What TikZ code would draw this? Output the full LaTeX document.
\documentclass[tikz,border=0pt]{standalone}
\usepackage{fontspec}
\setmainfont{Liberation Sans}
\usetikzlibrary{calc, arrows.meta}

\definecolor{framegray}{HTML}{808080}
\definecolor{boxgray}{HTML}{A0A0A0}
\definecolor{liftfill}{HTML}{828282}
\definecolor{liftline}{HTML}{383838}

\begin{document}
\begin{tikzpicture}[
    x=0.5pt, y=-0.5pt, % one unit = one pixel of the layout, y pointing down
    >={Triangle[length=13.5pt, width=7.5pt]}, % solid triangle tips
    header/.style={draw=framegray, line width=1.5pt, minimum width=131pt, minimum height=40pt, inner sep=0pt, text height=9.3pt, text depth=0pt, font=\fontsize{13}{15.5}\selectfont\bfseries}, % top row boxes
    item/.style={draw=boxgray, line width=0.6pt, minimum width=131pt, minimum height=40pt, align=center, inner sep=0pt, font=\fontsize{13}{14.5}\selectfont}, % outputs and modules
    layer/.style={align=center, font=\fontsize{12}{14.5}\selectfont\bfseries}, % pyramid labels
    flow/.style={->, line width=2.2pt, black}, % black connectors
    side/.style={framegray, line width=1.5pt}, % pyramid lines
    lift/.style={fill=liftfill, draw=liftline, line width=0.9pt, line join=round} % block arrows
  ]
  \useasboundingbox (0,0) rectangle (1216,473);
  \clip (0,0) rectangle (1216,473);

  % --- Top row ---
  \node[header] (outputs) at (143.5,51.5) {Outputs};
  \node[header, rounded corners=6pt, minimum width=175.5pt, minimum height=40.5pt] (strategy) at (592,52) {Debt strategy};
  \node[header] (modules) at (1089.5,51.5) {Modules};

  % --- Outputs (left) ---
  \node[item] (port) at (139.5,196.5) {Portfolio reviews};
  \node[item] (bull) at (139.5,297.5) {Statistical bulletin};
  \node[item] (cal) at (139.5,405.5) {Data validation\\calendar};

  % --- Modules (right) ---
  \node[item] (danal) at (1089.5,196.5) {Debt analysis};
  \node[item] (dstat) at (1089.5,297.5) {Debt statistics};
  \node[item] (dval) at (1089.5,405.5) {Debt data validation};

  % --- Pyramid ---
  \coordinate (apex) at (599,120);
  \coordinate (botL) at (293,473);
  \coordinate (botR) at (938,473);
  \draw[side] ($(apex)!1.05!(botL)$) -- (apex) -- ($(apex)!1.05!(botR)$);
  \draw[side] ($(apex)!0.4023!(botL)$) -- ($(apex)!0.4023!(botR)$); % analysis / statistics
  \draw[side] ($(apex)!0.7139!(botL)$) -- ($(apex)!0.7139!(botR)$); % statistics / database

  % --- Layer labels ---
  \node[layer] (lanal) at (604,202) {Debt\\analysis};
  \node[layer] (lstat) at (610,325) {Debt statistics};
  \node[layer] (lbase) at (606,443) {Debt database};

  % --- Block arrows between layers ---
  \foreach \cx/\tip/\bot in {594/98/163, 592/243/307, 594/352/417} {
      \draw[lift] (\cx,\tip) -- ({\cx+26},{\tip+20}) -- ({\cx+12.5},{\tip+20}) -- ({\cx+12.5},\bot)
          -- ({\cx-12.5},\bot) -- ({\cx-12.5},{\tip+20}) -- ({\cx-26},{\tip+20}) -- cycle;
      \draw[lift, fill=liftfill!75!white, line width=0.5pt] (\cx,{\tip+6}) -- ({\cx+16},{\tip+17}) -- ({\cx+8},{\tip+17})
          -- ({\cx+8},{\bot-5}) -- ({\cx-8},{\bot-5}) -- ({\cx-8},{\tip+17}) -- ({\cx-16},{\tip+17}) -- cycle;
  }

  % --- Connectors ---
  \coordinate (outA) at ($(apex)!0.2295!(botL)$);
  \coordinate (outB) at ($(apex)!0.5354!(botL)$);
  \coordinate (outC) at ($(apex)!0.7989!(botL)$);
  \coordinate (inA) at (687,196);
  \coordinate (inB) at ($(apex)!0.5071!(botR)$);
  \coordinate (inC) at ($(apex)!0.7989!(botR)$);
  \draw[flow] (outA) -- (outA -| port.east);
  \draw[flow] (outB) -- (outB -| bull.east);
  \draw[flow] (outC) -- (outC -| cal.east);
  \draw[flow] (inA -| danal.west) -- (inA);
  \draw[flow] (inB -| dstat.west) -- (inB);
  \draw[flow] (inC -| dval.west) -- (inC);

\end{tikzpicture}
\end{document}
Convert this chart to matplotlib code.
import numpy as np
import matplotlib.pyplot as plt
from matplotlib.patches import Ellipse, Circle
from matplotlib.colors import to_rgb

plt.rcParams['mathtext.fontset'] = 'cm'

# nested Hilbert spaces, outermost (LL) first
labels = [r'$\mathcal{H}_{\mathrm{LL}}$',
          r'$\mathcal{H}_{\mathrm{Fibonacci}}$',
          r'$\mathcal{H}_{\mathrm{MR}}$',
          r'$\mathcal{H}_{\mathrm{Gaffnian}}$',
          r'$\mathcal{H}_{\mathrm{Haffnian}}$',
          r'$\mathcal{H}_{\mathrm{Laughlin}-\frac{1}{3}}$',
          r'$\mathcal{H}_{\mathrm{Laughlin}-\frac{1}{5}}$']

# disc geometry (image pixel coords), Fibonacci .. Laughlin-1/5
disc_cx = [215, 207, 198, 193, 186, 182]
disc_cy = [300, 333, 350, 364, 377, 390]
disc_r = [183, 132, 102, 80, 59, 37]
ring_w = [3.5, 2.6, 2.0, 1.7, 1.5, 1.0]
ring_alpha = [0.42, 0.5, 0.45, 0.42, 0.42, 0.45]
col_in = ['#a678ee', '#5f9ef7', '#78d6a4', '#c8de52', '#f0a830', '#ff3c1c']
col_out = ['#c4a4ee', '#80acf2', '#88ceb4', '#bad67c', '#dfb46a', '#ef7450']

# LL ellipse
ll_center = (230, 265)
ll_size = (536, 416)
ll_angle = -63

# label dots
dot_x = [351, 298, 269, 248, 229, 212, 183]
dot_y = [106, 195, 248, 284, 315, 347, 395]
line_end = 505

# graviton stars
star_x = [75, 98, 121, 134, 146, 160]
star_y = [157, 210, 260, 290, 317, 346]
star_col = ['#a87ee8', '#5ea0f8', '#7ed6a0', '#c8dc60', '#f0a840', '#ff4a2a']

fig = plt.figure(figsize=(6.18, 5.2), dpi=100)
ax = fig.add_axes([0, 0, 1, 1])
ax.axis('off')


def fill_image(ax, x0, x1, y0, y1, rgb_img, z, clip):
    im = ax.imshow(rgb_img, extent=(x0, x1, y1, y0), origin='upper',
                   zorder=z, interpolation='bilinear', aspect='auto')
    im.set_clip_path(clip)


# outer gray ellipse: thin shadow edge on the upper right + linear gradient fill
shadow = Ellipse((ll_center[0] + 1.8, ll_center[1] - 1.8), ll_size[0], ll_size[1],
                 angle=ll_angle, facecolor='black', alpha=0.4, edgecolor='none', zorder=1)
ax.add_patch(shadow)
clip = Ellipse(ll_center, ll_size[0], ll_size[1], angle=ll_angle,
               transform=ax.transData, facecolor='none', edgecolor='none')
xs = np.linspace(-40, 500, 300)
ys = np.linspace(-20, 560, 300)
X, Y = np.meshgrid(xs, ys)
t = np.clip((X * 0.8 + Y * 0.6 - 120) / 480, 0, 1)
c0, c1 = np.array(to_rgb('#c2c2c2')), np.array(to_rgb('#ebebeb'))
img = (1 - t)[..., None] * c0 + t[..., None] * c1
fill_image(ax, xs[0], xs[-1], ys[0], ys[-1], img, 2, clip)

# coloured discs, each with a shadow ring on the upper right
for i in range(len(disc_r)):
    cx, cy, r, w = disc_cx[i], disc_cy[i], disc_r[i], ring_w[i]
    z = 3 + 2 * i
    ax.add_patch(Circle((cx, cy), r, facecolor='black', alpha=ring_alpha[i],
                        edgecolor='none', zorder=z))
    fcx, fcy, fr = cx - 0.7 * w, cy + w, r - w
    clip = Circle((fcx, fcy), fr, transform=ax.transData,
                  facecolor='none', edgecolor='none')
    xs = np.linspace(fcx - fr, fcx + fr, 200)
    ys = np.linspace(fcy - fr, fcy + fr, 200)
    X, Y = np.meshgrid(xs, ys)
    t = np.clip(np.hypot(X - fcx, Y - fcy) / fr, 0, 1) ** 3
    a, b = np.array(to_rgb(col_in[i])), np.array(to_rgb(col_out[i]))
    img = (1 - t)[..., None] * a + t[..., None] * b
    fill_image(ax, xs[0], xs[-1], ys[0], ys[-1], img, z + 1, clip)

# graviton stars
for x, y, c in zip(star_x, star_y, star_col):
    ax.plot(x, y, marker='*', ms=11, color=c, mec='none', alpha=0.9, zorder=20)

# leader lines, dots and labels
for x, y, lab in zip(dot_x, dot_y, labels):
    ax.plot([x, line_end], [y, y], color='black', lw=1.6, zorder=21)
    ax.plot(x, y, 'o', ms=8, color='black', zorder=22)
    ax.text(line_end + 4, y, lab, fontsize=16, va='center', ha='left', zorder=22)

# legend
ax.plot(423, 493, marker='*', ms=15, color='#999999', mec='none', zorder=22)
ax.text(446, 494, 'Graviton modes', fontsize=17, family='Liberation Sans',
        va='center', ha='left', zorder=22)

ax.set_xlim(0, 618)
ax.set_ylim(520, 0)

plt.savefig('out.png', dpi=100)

- - - - -

Brief: Give again the lines from the one with "Convert this chart to matplotlib code." to the one with "plt.rcParams['mathtext.fontset'] = 'cm'", both lines included, exactly and with no other line.

Task response:
Convert this chart to matplotlib code.
import numpy as np
import matplotlib.pyplot as plt
from matplotlib.patches import Ellipse, Circle
from matplotlib.colors import to_rgb

plt.rcParams['mathtext.fontset'] = 'cm'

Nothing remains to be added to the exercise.